Another escalation has been the publication of the Rule of Law report which, as expected included tough comments and analysis on the situation of both Hungary and Poland. On Hungary the report states “Risks of clientelism, favouritism and nepotism in high-level public administration as well as risks arising from the link between businesses and political actors remain unaddressed.” It further adds “independent control mechanisms remain insufficient for detecting corruption. Concerns remain regarding the lack of systematic checks and insufficient oversight of asset and interest declarations.”

This is a further testament of the acrimonious relationship between Orban and the European Commission. The EU is a rule-based organisation, and any deviation from its sacred rules of values and human rights is not tolerated in absolute terms. This Commission, presided by Ursula von der Leyen is proving to be more rigid and strict from previous Commissions, which were more political. While, Orban might be testing its patience, he is forgetting how thin patience is in Brussels. However, he is aware that he is holding the trump card and always has an ace card up his sleeve.

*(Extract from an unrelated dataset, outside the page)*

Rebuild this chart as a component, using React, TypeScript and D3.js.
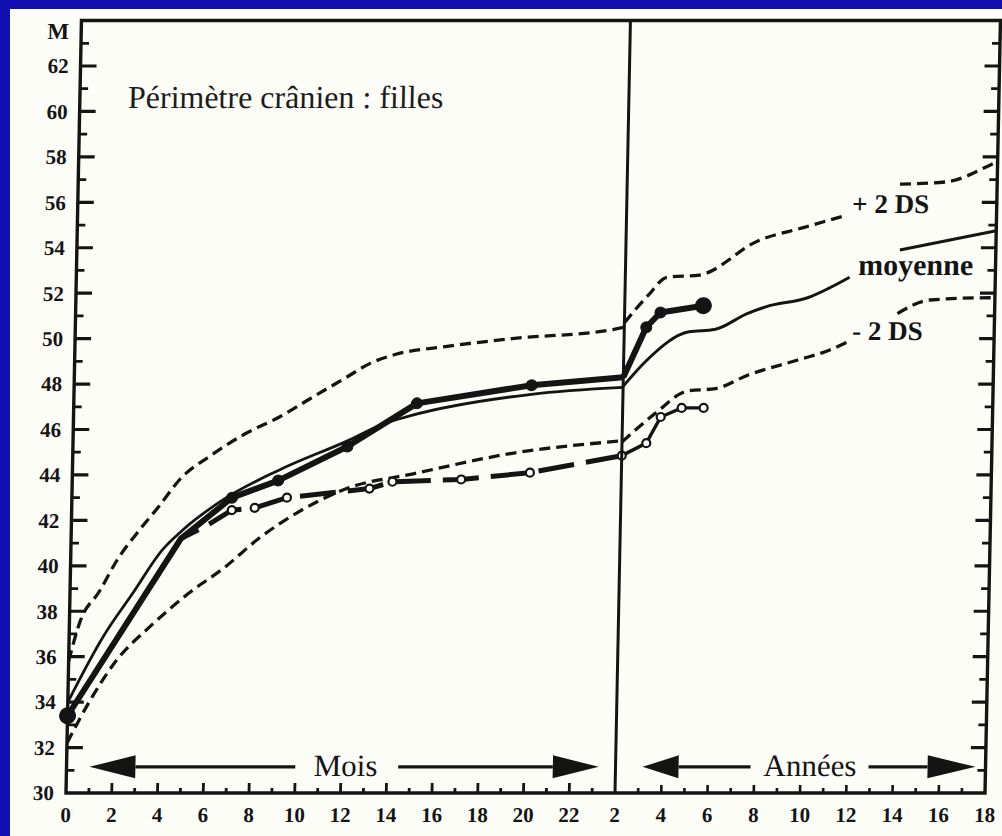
import { useEffect, useRef } from "react";
import * as d3 from "d3";

type Pt = [number, number];

// Âge en mois (0-24) / périmètre crânien (cm)
const plus2dsMois: Pt[] = [[0, 35.8], [0.45, 37.5], [1.3, 38.9], [2, 40.2], [3, 41.6], [3.8, 42.6], [4.7, 43.8], [6.1, 44.9], [7.5, 45.8], [9, 46.55], [10.4, 47.4], [11.9, 48.3], [12.9, 48.9], [14, 49.3], [16.2, 49.65], [19.1, 50.0], [23.5, 50.4], [24, 50.5]];
const moyenneMois: Pt[] = [[0, 34.0], [1.5, 36.9], [2.75, 38.8], [4, 40.7], [4.9, 41.6], [6.6, 42.9], [9, 44.2], [12, 45.5], [13.7, 46.3], [14.7, 46.6], [20, 47.55], [24, 47.85]];
const moins2dsMois: Pt[] = [[0, 32.2], [1.1, 34.3], [2.1, 35.85], [3.5, 37.3], [5.2, 38.8], [6.7, 39.9], [8.2, 41.2], [9.8, 42.3], [12, 43.4], [14.9, 44.05], [19.2, 44.95], [24, 45.5]];
const patiente1Mois: Pt[] = [[0, 33.4], [4.8, 41.2], [7, 43.0], [9, 43.75], [12, 45.25], [15, 47.15], [20, 47.95], [24, 48.3]];
const patiente2Mois: Pt[] = [[0, 33.4], [4.8, 41.2], [5.8, 41.7], [7, 42.45], [8, 42.55], [9.4, 43.0], [13, 43.4], [14, 43.7], [17, 43.8], [20, 44.1], [24, 44.85]];

// Âge en années (2-18) ; NaN = coupure sous les étiquettes
const plus2dsAns: Pt[] = [[2, 50.7], [3, 51.9], [3.8, 52.7], [5.2, 52.8], [7.7, 54.3], [9.7, 54.9], [11.4, 55.4], [12.5, NaN], [13.8, 56.8], [15.8, 56.9], [17.6, 57.6], [18, 57.8]];
const moyenneAns: Pt[] = [[2, 47.9], [3, 49.05], [4.8, 50.3], [5.9, 50.4], [7.3, 51.1], [8.1, 51.4], [9.9, 51.8], [11.7, 52.7], [12.8, NaN], [13.85, 53.9], [18, 54.75]];
const moins2dsAns: Pt[] = [[2, 45.45], [3.4, 46.7], [4.8, 47.7], [6, 47.8], [7.4, 48.4], [9.5, 49.05], [10.9, 49.5], [11.65, 49.85], [12.7, NaN], [13.8, 51.1], [15.2, 51.7], [17.75, 51.8], [18, 51.8]];
const patiente1Ans: Pt[] = [[2, 48.3], [2.95, 50.5], [3.55, 51.15], [5.4, 51.45]];
const patiente2Ans: Pt[] = [[2, 44.85], [3.05, 45.4], [3.65, 46.55], [4.55, 46.95], [5.5, 46.95]];

// points marqués
const pointsPleinsMois = [7, 9, 12, 15, 20];
const pointsPleinsAns = [2.95, 3.55];
const grosPointsMois = [0];
const grosPointsAns = [5.4];
const pointsVidesMois = [7, 8, 9.4, 13, 14, 17, 20, 24];
const pointsVidesAns = [3.05, 3.65, 4.55, 5.5];

// graduations
const yLabels = [30, 32, 34, 36, 38, 40, 42, 44, 46, 48, 50, 52, 54, 56, 58, 60, 62];
const moisLabels = [0, 2, 4, 6, 8, 10, 12, 14, 16, 18, 20, 22];
const ansLabels = [2, 4, 6, 8, 10, 12, 14, 16, 18];

const W = 1002;
const H = 836;
const SKEW = 0.02; // léger gauchissement du scan
const X0 = 66;
const XMID = 615;
const X1 = 985;
const Y30 = 793;
const Y62 = 66;
const SERIF = "'Liberation Serif', 'Times New Roman', serif";
const INK = "#141414";

export default function App() {
  const svgRef = useRef<SVGSVGElement>(null);

  useEffect(() => {
    document.body.style.margin = "0";
    if (!svgRef.current) return;
    const svg = d3.select(svgRef.current);
    svg.selectAll("*").remove();

    const xM = d3.scaleLinear().domain([0, 24]).range([X0, XMID]);
    const xA = d3.scaleLinear().domain([2, 18]).range([XMID, X1]);
    const y = d3.scaleLinear().domain([30, 62]).range([Y30, Y62]);
    const yTop = y(64);

    svg.append("rect").attr("width", W).attr("height", H).attr("fill", "#1010b0");
    svg
      .append("rect")
      .attr("x", 10)
      .attr("y", 9)
      .attr("width", W - 10)
      .attr("height", H - 9)
      .attr("fill", "#fdfdf8");

    const g = svg
      .append("g")
      .attr("transform", `matrix(1,0,${-SKEW},1,${SKEW * Y30},0)`);

    const mkLine = (x: d3.ScaleLinear<number, number>, curve: d3.CurveFactory) =>
      d3
        .line<Pt>()
        .defined((d) => !Number.isNaN(d[1]))
        .x((d) => x(d[0]))
        .y((d) => y(d[1]))
        .curve(curve);

    const smoothM = mkLine(xM, d3.curveMonotoneX);
    const smoothA = mkLine(xA, d3.curveMonotoneX);
    const straightM = mkLine(xM, d3.curveLinear);
    const straightA = mkLine(xA, d3.curveLinear);

    // courbes de référence
    [plus2dsMois, moins2dsMois].forEach((d) =>
      g.append("path").datum(d).attr("d", smoothM).attr("fill", "none")
        .attr("stroke", INK).attr("stroke-width", 3.3).attr("stroke-dasharray", "11 6")
    );
    [plus2dsAns, moins2dsAns].forEach((d) =>
      g.append("path").datum(d).attr("d", smoothA).attr("fill", "none")
        .attr("stroke", INK).attr("stroke-width", 3.3).attr("stroke-dasharray", "11 6")
    );
    g.append("path").datum(moyenneMois).attr("d", smoothM).attr("fill", "none")
      .attr("stroke", INK).attr("stroke-width", 2.8);
    g.append("path").datum(moyenneAns).attr("d", smoothA).attr("fill", "none")
      .attr("stroke", INK).attr("stroke-width", 3);

    // patiente 2 (cercles vides)
    g.append("path").datum(patiente2Mois).attr("d", straightM).attr("fill", "none")
      .attr("stroke", INK).attr("stroke-width", 5).attr("stroke-dasharray", "36 12");
    g.append("path").datum(patiente2Ans).attr("d", straightA).attr("fill", "none")
      .attr("stroke", INK).attr("stroke-width", 3.4);

    // patiente 1 (points pleins)
    g.append("path").datum(patiente1Mois).attr("d", straightM).attr("fill", "none")
      .attr("stroke", INK).attr("stroke-width", 6).attr("stroke-linejoin", "round");
    g.append("path").datum(patiente1Ans).attr("d", straightA).attr("fill", "none")
      .attr("stroke", INK).attr("stroke-width", 6).attr("stroke-linejoin", "round");

    const dots = (
      data: Pt[],
      ages: number[],
      x: d3.ScaleLinear<number, number>,
      r: number,
      open: boolean
    ) => {
      g.append("g")
        .selectAll("circle")
        .data(data.filter((d) => ages.includes(d[0])))
        .join("circle")
        .attr("cx", (d) => x(d[0]))
        .attr("cy", (d) => y(d[1]))
        .attr("r", r)
        .attr("fill", open ? "#ffffff" : INK)
        .attr("stroke", INK)
        .attr("stroke-width", open ? 2.2 : 1);
    };
    dots(patiente1Mois, pointsPleinsMois, xM, 5.5, false);
    dots(patiente1Ans, pointsPleinsAns, xA, 5.5, false);
    dots(patiente1Mois, grosPointsMois, xM, 8, false);
    dots(patiente1Ans, grosPointsAns, xA, 8, false);
    dots(patiente2Mois, pointsVidesMois, xM, 4, true);
    dots(patiente2Ans, pointsVidesAns, xA, 4, true);

    // cadre et séparation mois / années
    const frame = g.append("g").attr("stroke", INK).attr("fill", "none");
    frame.append("path")
      .attr("d", `M${X0},${Y30 + 1.5}V${yTop}H${X1}V${Y30}H${X0 - 1.5}`)
      .attr("stroke-width", 3.4);
    frame.append("line")
      .attr("x1", XMID).attr("x2", XMID).attr("y1", yTop).attr("y2", Y30)
      .attr("stroke-width", 3);

    // graduations
    const ticks = g.append("g").attr("stroke", INK);
    d3.range(31, 64).forEach((v) => {
      const major = v % 2 === 0;
      ticks.append("line").attr("x1", X0).attr("x2", X0 + (major ? 16 : 8))
        .attr("y1", y(v)).attr("y2", y(v)).attr("stroke-width", major ? 3.2 : 2.8);
      ticks.append("line").attr("x1", X1).attr("x2", X1 - (major ? 15 : 8))
        .attr("y1", y(v)).attr("y2", y(v)).attr("stroke-width", major ? 3.2 : 2.8);
    });
    d3.range(1, 24).forEach((m) => {
      const major = m % 2 === 0;
      ticks.append("line").attr("x1", xM(m)).attr("x2", xM(m))
        .attr("y1", Y30).attr("y2", Y30 - (major ? 10 : 5)).attr("stroke-width", 2.8);
    });
    d3.range(3, 18).forEach((a) => {
      const major = a % 2 === 0;
      ticks.append("line").attr("x1", xA(a)).attr("x2", xA(a))
        .attr("y1", Y30).attr("y2", Y30 - (major ? 8 : 5)).attr("stroke-width", 2.6);
    });

    // étiquettes des axes
    const lab = g.append("g")
      .style("font-family", SERIF).style("font-weight", "700").style("font-size", "21px")
      .attr("fill", INK);
    yLabels.forEach((v) =>
      lab.append("text").attr("x", X0 - 12).attr("y", y(v)).attr("dy", "0.35em")
        .attr("text-anchor", "end").text(v)
    );
    lab.append("text").attr("x", X0 - 12).attr("y", y(63.55)).attr("dy", "0.35em")
      .attr("text-anchor", "end").style("font-size", "23px").text("M");
    moisLabels.forEach((m) =>
      lab.append("text").attr("x", xM(m)).attr("y", Y30 + 22).attr("dy", "0.35em")
        .attr("text-anchor", "middle").text(m)
    );
    ansLabels.forEach((a) =>
      lab.append("text").attr("x", xA(a)).attr("y", Y30 + 22).attr("dy", "0.35em")
        .attr("text-anchor", "middle").text(a)
    );

    // flèches Mois / Années
    const arrows = g.append("g").attr("fill", INK).attr("stroke", INK);
    const arrow = (
      x: d3.ScaleLinear<number, number>,
      tipL: number, endL: number, startR: number, tipR: number,
      mid: number, text: string, headL: number, headR: number
    ) => {
      const ya = y(31.15);
      const xl = x(tipL), xr = x(tipR);
      arrows.append("line").attr("x1", xl + headL).attr("x2", x(endL))
        .attr("y1", ya).attr("y2", ya).attr("stroke-width", 3.2);
      arrows.append("line").attr("x1", x(startR)).attr("x2", xr - headR)
        .attr("y1", ya).attr("y2", ya).attr("stroke-width", 3.2);
      arrows.append("path").attr("stroke", "none")
        .attr("d", `M${xl},${ya}L${xl + headL},${ya - 11.5}L${xl + headL},${ya + 11.5}Z`);
      arrows.append("path").attr("stroke", "none")
        .attr("d", `M${xr},${ya}L${xr - headR},${ya - 11.5}L${xr - headR},${ya + 11.5}Z`);
      arrows.append("text").attr("x", x(mid)).attr("y", ya + 9).attr("stroke", "none")
        .attr("text-anchor", "middle").style("font-family", SERIF).style("font-size", "31px")
        .text(text);
    };
    arrow(xM, 1.0, 10.0, 14.5, 23.27, 12.2, "Mois", 46, 46);
    arrow(xA, 3.17, 7.84, 12.94, 17.57, 10.41, "Années", 36, 48);

    // titre et légendes des courbes
    g.append("text").attr("x", xM(2.1)).attr("y", y(60.15))
      .style("font-family", SERIF).style("font-size", "32px").attr("fill", "#1c1c1c")
      .text("Périmètre crânien : filles");
    const ann = g.append("g").style("font-family", SERIF).style("font-weight", "700")
      .attr("fill", INK);
    ann.append("text").attr("x", xA(11.75)).attr("y", y(55.53)).style("font-size", "27px")
      .text("+ 2 DS");
    ann.append("text").attr("x", xA(12.06)).attr("y", y(52.8)).style("font-size", "30px")
      .text("moyenne");
    ann.append("text").attr("x", xA(11.86)).attr("y", y(49.94)).style("font-size", "27px")
      .text("- 2 DS");
  }, []);

  return <svg ref={svgRef} width={W} height={H} style={{ display: "block" }} />;
}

The European Parliament is urging the Commission to use its bazooka’ – the rule of law clause contained both in the Recovery Fund and in the seven-year budget. This may prove too tough a pill for Hungary to swallow and any move towards this end should not be hastened. A deep and thorough analysis should be undertaken prior to any political action, as the repercussions would be catastrophic, as other super powers might be more than willing to fill the void.

The European Union cannot afford two of its Member States, Hungary and Poland, who are in the centre of Europe, to consider leaving the bloc. Such an action would destabilise the whole continent, and both countries outside the EU might be more a thorn in the EU’s side than if they remain members. Ironically, for Orban to retain power, he requires constant tensions to play the victim card at home. Time and again, we have seen that this strategy works. It has worked in the UK and will work in any other country as long as the EU Commission is perceived as distant from the real needs of its citizens. 

Will tensions escalate further? Time will tell but from experience we can safely assume that they will, and the EU’s patience will be tested to the limits. The EU should somehow avoid falling into Orban’s trap.